Saturday, July 13, 2013

CoDominion news from Reuters and Al Jazeera

In Overnight News Digest: Hump Day edition on Daily Kos, I included two stories from Reuters about the Sino-American relationship, which I call The CoDominion.  I'll begin with the official CoDominion, the one involving direct relations between the two countries.

U.S.-China talks cover cyber issues, currency, Chinese reform
By Paul Eckert and Anna Yukhananov
WASHINGTON | Wed Jul 10, 2013 7:01pm EDT
(Reuters) - U.S. officials appealed to China's self-interest on Wednesday with calls for deeper economic reforms including changes to the exchange rate policy and a halt to cyber theft of trade secrets - actions they said would benefit both nations.

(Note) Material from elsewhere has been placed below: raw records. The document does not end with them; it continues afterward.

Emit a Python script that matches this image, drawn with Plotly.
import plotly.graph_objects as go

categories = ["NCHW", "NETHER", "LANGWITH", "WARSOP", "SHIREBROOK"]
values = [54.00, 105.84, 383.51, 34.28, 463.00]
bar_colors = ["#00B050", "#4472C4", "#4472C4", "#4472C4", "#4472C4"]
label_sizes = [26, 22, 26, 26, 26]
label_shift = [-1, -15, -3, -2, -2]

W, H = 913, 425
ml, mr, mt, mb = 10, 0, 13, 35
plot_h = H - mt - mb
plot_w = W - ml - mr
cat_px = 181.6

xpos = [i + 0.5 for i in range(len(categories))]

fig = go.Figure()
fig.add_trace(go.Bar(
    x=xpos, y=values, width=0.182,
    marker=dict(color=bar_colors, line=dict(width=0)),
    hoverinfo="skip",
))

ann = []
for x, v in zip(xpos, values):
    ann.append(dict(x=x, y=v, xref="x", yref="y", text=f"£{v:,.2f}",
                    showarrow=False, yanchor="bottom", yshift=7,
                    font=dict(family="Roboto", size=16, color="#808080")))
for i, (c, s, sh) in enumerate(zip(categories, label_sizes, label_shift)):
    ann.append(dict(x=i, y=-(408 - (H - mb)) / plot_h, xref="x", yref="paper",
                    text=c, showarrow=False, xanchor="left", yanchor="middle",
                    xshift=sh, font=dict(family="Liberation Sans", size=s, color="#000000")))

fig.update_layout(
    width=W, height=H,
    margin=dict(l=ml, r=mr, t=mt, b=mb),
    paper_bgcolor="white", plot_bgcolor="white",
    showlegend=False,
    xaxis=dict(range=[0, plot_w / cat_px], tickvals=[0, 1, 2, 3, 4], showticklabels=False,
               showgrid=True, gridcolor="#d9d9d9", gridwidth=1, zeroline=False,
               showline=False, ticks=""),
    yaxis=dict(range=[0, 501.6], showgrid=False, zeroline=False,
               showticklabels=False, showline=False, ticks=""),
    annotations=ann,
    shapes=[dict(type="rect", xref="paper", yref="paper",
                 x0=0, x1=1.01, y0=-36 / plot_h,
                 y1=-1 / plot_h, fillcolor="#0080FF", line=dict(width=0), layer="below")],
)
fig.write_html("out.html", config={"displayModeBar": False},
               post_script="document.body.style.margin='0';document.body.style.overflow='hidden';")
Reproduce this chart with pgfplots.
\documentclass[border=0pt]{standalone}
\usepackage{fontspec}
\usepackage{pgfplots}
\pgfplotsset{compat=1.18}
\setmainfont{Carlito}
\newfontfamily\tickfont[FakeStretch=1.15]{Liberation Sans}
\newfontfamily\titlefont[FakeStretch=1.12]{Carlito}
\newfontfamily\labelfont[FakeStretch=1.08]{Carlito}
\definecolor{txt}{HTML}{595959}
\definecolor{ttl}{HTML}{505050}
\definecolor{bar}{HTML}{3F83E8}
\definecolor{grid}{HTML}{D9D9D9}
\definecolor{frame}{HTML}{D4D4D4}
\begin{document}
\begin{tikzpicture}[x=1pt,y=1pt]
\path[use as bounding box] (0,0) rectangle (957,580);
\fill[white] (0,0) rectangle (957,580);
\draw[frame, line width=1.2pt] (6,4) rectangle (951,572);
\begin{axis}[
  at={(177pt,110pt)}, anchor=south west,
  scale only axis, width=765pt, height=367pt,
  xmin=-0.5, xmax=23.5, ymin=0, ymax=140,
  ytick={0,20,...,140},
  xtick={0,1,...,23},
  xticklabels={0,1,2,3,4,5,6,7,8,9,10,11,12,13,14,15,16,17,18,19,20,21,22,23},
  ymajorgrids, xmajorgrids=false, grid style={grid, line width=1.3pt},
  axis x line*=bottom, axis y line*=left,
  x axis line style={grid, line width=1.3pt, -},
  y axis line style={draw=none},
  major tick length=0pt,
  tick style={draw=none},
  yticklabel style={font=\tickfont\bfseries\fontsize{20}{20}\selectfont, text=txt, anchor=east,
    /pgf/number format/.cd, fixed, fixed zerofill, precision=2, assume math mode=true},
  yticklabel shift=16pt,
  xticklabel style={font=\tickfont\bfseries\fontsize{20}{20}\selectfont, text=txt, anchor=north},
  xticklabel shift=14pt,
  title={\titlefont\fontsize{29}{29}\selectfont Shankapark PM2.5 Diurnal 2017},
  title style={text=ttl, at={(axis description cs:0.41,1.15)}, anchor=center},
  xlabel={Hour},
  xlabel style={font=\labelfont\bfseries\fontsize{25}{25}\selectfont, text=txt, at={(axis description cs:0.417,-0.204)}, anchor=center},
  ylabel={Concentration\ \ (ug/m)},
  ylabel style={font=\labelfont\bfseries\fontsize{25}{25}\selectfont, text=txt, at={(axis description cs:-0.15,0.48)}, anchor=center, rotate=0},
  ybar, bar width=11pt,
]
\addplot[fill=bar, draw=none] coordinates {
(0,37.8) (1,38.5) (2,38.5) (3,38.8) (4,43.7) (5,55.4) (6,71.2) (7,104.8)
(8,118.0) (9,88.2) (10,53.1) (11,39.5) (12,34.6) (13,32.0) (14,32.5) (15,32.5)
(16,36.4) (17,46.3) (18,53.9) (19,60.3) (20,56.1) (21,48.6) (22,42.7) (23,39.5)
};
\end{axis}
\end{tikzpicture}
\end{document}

Vice President Joe Biden launched the annual U.S.-China Strategic and Economic Dialogue by stressing the shared stakes and responsibility to support the global economy.

"The next steps that China needs to take for its own economy happen to be in the interests of the United States as well," he said as the two-day talks opened in Washington.
The second involves relationships between corporations.  Note that Michigan's Debbie Stabenow has a starring role as part of U.S. government oversight in Smithfield CEO feels Senate heat over sale to China By Doug Palmer.
WASHINGTON | Wed Jul 10, 2013 6:40pm EDT
(Reuters) - U.S. senators sought answers from the head of Smithfield Foods (SFD.N) on Wednesday about whether the proposed sale of the Virginia ham maker to China's largest pork producer could hurt U.S. food safety and raise prices for American consumers.

Although there was no indication Congress would intervene to block the deal, Senate Agriculture Committee Chairman Debbie Stabenow said she was worried that it would undermine the long-term competitiveness of the U.S. pork industry by exporting valuable production techniques to China.

"This is a precedent-setting case and we owe it to consumers, producers and workers to ensure we are asking the right questions and evaluating the long-term implications," the Democrat said at the hearing with Smithfield President and CEO Larry Pope.
Al Jazeera English provides some background on the deal in US meat company awaits for Chinese takeover.

The world's largest producer and processor of pork, Smithfield, has agreed to sell to China's biggest meat company.

The deal, which is subject to approval by company stockholders and regulators from both countries, would be the largest purchase of a US company.

Residents and workers of Smithfield, in the US state of Virginia, are keeping a wait-and-see attitude towards the $4.7bn possible deal by the Chinese company, Shuanghuai International Holdings.

Al Jazeera's Tom Ackerman reports from Smithfield.
I have another stake in this story besides my interest in Sino-American relations.  Smithfield happens to be one of the subjects of the movie Food, Inc., and I ask two questions about the company in my worksheet on the film.
21. What ethical effects does he think the treatment of pigs as “a pile of protoplasmic material” would have on the treatment of people and other countries?

22.Does the portrayal of the working and living conditions of the Smithfield meatpackers support the opinion of the owner of Polyface Farms that you described in question 21?
I'd like to think that Chinese management might improve working conditions at Smithfield.  I have my doubts that it will.